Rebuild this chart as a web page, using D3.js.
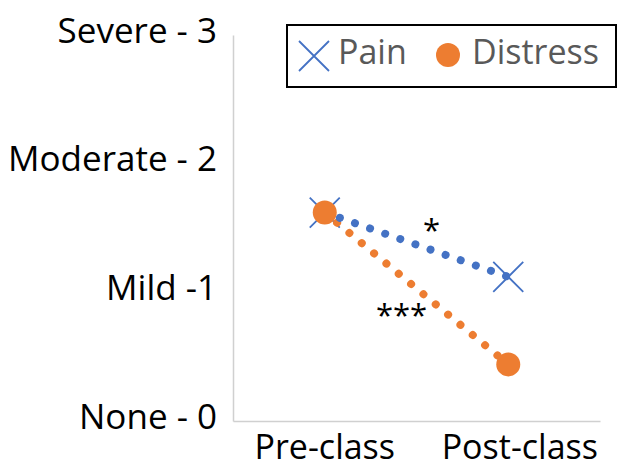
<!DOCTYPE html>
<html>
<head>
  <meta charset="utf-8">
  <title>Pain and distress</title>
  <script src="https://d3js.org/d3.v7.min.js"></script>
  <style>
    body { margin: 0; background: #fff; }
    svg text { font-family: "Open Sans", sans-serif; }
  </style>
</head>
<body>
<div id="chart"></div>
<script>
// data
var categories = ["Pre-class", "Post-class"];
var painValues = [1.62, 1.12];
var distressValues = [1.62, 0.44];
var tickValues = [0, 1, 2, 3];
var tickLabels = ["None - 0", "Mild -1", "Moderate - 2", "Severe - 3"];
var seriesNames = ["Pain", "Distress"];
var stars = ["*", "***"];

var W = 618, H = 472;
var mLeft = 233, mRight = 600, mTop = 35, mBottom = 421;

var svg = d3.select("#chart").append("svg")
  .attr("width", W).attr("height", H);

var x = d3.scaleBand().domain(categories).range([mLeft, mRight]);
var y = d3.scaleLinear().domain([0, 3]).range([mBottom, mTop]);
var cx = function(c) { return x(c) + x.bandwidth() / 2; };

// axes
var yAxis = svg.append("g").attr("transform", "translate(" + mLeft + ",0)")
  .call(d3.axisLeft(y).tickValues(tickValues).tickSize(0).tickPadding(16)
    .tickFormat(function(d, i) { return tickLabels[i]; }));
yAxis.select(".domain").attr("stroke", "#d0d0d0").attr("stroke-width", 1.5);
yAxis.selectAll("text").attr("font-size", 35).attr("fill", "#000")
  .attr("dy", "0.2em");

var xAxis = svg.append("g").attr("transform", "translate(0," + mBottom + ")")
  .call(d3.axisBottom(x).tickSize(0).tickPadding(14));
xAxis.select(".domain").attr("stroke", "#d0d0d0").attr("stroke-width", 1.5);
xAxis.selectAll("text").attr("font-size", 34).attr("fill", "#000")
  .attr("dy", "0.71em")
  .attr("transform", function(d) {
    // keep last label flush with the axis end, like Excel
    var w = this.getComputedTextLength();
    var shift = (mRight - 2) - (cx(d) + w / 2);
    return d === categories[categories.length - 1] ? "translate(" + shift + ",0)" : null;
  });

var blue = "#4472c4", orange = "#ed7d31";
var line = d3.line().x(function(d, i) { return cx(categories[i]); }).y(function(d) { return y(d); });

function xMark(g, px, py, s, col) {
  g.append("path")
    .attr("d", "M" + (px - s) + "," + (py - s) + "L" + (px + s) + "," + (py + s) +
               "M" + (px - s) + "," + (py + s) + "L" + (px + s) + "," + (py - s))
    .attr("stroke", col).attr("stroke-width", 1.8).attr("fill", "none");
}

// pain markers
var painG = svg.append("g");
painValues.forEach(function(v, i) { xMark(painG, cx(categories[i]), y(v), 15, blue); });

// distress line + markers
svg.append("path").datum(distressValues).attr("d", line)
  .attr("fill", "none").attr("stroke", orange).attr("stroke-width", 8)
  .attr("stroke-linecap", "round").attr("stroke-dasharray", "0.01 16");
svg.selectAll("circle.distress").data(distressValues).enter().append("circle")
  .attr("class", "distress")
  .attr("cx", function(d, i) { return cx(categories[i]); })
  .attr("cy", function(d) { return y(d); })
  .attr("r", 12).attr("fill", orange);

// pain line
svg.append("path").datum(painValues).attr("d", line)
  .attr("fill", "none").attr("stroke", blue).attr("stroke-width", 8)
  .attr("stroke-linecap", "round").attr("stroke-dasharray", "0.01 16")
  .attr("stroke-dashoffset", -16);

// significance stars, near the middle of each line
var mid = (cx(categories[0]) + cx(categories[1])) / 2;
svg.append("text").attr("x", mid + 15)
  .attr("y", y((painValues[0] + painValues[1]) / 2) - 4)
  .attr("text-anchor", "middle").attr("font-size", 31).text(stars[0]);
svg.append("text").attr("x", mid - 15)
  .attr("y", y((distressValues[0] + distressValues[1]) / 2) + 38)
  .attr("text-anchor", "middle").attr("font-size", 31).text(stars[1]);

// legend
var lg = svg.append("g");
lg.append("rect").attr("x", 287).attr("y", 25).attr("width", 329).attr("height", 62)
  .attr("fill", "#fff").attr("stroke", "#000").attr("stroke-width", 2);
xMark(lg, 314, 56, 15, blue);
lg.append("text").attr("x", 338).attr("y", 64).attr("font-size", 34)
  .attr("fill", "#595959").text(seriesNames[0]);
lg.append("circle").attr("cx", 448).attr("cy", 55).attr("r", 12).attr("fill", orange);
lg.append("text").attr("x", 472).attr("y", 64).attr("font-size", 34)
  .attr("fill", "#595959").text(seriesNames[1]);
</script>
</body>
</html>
******
Which lines of the material contain the string "this"? List each of them.

Rebuild this chart as a web page, using D3.js.
    var w = this.getComputedTextLength();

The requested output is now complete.